-- Start of Stored records --

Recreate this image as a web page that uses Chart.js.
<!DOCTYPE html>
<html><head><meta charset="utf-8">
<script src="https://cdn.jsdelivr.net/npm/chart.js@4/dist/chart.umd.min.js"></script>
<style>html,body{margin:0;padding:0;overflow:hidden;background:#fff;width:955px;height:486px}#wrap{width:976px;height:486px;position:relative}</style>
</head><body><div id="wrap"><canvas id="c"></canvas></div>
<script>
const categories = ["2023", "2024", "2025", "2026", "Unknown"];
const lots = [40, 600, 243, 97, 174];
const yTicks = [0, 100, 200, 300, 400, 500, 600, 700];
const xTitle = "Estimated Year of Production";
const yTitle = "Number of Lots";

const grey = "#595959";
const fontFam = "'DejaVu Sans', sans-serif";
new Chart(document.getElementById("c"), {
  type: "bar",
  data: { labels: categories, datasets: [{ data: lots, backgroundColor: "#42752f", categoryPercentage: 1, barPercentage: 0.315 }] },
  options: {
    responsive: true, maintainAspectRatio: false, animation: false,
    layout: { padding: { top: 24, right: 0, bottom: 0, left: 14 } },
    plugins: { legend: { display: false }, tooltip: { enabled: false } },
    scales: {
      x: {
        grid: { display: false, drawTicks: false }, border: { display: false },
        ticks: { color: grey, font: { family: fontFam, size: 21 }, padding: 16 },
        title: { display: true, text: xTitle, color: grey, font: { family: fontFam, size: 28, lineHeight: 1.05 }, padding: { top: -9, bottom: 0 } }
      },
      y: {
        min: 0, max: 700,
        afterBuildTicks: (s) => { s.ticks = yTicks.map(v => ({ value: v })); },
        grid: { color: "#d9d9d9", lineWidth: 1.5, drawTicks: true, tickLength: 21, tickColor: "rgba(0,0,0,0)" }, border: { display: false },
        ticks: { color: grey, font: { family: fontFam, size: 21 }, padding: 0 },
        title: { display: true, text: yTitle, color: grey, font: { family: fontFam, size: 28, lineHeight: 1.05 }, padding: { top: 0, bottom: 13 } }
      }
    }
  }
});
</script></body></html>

-- End of Stored records --
-- Start of Stored records --

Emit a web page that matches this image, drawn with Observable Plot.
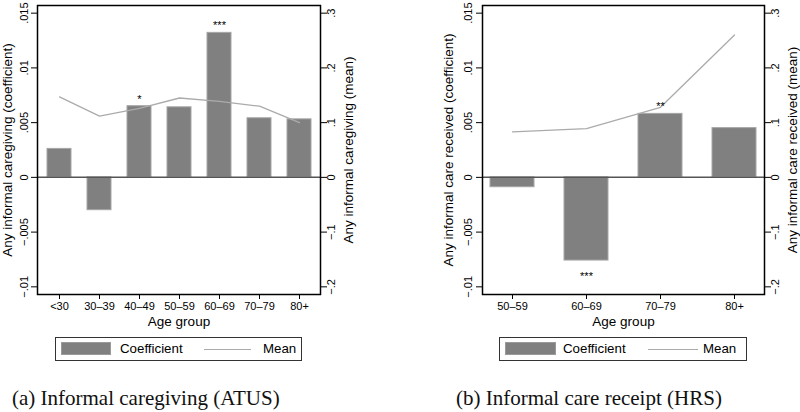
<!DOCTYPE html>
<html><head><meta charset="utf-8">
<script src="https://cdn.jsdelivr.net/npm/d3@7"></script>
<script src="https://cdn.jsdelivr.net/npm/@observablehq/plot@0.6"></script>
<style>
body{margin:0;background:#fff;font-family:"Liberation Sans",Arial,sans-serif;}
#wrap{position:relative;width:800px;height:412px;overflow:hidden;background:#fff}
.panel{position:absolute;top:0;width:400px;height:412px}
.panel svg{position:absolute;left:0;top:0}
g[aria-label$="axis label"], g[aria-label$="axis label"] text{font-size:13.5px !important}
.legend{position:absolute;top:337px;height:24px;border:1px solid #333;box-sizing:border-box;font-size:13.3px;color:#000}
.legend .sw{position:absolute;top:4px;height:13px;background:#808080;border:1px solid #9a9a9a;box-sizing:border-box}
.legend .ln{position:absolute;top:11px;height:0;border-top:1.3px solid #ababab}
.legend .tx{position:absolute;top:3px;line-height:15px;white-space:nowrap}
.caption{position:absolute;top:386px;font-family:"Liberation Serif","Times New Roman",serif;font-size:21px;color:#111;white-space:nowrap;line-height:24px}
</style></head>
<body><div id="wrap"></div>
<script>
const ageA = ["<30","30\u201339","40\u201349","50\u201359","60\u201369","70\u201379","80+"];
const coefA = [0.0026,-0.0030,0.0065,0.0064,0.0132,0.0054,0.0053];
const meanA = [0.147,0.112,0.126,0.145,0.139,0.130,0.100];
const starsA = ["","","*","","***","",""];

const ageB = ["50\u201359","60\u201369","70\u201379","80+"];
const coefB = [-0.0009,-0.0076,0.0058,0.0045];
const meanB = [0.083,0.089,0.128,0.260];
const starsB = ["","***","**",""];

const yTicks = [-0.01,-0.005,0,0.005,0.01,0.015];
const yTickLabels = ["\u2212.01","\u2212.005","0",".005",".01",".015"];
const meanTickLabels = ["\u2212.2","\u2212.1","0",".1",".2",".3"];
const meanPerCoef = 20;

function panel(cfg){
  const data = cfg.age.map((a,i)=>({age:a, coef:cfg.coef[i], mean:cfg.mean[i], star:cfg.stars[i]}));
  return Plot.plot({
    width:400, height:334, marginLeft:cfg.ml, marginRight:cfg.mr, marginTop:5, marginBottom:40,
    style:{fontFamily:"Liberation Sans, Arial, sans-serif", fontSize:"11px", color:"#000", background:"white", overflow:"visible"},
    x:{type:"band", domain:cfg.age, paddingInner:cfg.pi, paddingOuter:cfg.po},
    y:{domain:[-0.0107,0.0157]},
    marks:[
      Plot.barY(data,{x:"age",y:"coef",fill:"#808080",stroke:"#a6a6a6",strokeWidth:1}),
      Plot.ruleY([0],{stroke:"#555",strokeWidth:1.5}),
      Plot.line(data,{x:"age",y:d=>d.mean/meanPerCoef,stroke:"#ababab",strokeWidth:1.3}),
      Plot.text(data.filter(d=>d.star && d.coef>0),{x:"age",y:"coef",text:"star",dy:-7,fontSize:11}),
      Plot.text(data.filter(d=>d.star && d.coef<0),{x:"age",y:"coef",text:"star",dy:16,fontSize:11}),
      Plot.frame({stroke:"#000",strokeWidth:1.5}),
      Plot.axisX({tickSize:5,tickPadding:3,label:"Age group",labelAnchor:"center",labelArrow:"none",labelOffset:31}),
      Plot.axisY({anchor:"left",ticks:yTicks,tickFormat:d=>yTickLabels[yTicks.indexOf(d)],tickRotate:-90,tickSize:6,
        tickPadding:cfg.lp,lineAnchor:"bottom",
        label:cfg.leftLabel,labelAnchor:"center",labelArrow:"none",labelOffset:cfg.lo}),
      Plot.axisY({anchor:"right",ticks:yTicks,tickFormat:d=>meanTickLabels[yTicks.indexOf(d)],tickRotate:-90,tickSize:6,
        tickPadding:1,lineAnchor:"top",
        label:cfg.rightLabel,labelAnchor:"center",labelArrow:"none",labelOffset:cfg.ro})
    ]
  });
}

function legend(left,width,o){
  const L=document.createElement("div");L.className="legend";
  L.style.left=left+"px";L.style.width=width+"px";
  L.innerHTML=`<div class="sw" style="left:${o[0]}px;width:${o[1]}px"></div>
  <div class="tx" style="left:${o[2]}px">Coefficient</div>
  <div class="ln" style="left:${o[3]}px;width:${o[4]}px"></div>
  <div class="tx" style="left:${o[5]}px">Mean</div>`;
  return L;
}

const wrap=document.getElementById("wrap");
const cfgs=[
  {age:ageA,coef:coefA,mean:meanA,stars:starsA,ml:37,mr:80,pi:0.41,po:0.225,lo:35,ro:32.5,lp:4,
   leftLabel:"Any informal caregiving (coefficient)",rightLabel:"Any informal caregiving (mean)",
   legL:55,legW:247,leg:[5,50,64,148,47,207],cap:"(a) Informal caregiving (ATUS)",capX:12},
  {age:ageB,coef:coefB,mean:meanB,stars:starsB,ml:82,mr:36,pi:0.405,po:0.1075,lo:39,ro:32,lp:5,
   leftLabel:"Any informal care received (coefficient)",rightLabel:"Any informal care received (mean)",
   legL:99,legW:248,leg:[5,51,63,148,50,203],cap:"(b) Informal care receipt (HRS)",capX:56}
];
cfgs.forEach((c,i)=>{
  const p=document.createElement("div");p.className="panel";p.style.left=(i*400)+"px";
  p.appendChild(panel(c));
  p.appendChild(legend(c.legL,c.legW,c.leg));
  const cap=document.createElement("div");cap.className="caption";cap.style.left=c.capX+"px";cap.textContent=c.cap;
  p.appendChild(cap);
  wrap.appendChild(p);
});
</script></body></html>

-- End of Stored records --
-- Start of Stored records --

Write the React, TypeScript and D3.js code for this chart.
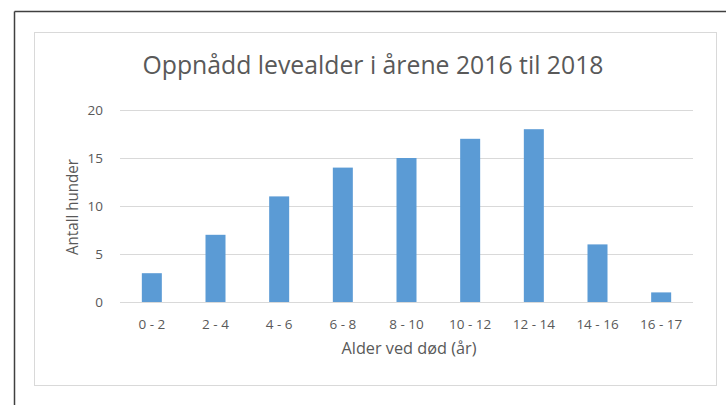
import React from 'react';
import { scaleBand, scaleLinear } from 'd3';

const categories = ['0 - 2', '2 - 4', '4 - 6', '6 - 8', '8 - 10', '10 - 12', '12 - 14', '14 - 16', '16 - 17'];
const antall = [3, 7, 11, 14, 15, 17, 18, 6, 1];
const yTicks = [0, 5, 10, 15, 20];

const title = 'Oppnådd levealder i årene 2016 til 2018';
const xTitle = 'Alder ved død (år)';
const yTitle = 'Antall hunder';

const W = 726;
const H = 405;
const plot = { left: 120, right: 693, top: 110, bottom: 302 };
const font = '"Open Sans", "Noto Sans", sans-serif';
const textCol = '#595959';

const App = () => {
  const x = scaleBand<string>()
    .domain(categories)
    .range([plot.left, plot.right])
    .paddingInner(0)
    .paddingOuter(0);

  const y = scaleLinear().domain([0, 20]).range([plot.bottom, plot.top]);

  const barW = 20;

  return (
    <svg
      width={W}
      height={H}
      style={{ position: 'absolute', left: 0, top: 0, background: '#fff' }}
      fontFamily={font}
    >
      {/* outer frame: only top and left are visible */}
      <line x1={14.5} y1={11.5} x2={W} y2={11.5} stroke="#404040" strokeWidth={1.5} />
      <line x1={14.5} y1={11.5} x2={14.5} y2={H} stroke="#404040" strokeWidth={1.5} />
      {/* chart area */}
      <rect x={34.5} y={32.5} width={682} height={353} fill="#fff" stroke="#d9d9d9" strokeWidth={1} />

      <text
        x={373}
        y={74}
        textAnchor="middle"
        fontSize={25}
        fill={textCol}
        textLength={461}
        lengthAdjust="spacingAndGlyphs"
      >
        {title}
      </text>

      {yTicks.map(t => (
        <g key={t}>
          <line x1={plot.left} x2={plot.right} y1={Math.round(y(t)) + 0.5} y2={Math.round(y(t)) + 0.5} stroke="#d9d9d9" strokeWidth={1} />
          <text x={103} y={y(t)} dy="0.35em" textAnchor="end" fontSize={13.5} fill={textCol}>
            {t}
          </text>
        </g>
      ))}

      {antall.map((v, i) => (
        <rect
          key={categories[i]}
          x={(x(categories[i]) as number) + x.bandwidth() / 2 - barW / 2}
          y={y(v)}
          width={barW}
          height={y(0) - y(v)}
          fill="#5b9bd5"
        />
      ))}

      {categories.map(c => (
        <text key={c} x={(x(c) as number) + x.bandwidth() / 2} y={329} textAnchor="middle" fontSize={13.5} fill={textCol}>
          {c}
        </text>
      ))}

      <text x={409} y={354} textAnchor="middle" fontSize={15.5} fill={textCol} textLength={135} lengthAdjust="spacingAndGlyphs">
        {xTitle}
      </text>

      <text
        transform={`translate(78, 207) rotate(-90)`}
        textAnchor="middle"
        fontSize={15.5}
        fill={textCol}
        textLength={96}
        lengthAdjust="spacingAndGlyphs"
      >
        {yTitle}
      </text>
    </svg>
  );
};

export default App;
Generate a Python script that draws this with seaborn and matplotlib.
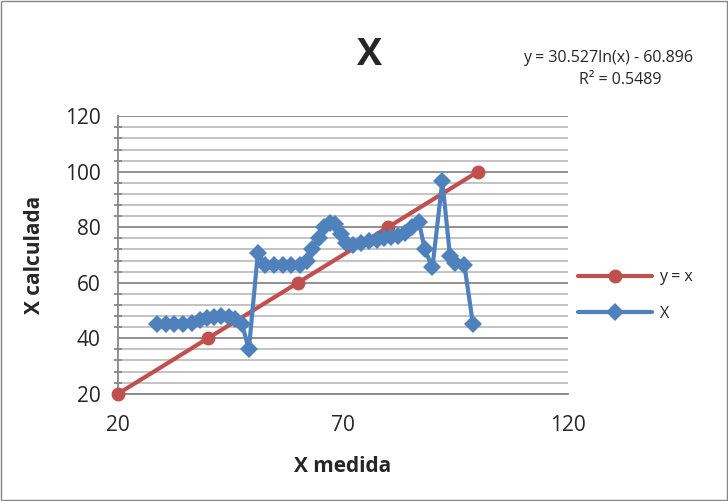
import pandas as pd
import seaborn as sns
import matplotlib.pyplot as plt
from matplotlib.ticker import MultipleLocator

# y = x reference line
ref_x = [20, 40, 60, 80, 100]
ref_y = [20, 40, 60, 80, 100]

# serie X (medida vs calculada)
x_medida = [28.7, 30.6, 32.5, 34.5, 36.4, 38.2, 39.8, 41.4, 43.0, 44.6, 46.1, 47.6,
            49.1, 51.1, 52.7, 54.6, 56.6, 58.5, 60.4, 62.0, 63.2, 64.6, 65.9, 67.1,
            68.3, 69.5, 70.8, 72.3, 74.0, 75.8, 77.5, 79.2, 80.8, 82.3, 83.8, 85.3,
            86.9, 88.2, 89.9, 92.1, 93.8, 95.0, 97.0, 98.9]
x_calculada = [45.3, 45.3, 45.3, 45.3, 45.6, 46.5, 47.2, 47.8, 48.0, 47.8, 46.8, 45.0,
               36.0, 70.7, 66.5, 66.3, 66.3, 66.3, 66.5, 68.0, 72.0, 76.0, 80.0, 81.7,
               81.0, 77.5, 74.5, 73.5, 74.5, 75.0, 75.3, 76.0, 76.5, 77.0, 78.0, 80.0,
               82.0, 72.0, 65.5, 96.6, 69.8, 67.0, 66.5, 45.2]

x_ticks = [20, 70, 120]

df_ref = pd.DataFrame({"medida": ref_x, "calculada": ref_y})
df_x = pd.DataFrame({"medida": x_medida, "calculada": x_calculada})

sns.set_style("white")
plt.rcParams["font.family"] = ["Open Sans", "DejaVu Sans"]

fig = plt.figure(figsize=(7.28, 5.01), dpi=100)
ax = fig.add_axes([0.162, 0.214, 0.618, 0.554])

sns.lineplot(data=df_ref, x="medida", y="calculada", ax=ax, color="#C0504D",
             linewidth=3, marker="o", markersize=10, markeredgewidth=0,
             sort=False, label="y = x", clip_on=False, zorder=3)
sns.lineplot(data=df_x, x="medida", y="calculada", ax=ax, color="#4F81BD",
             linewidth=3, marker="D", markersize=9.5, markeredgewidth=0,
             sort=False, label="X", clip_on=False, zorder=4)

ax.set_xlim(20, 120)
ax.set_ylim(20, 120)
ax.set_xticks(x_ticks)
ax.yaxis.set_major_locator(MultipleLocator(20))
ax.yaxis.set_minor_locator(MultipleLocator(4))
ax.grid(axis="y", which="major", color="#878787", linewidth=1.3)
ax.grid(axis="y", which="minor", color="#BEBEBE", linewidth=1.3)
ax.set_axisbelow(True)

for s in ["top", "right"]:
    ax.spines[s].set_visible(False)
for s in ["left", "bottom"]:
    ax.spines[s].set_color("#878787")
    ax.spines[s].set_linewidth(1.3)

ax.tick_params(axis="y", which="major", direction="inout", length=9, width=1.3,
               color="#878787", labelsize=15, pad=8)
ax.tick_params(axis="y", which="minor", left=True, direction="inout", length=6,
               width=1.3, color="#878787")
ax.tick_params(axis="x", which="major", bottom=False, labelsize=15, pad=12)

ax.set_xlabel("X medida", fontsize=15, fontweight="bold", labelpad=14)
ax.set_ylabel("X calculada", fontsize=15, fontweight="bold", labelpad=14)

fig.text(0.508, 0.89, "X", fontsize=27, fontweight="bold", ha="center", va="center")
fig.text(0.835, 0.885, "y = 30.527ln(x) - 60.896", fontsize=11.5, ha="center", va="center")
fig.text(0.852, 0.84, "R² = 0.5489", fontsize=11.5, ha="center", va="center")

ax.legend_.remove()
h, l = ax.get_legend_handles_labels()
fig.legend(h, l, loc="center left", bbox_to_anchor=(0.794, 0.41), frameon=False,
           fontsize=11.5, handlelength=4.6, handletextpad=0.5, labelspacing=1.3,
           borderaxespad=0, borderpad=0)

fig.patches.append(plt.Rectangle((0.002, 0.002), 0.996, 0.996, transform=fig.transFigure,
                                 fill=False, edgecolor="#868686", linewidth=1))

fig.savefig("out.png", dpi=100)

-- End of Stored records --

## Written instruction
What is the number of lines above that contain "seaborn"? Answer with that number only.

## Result for this exercise
2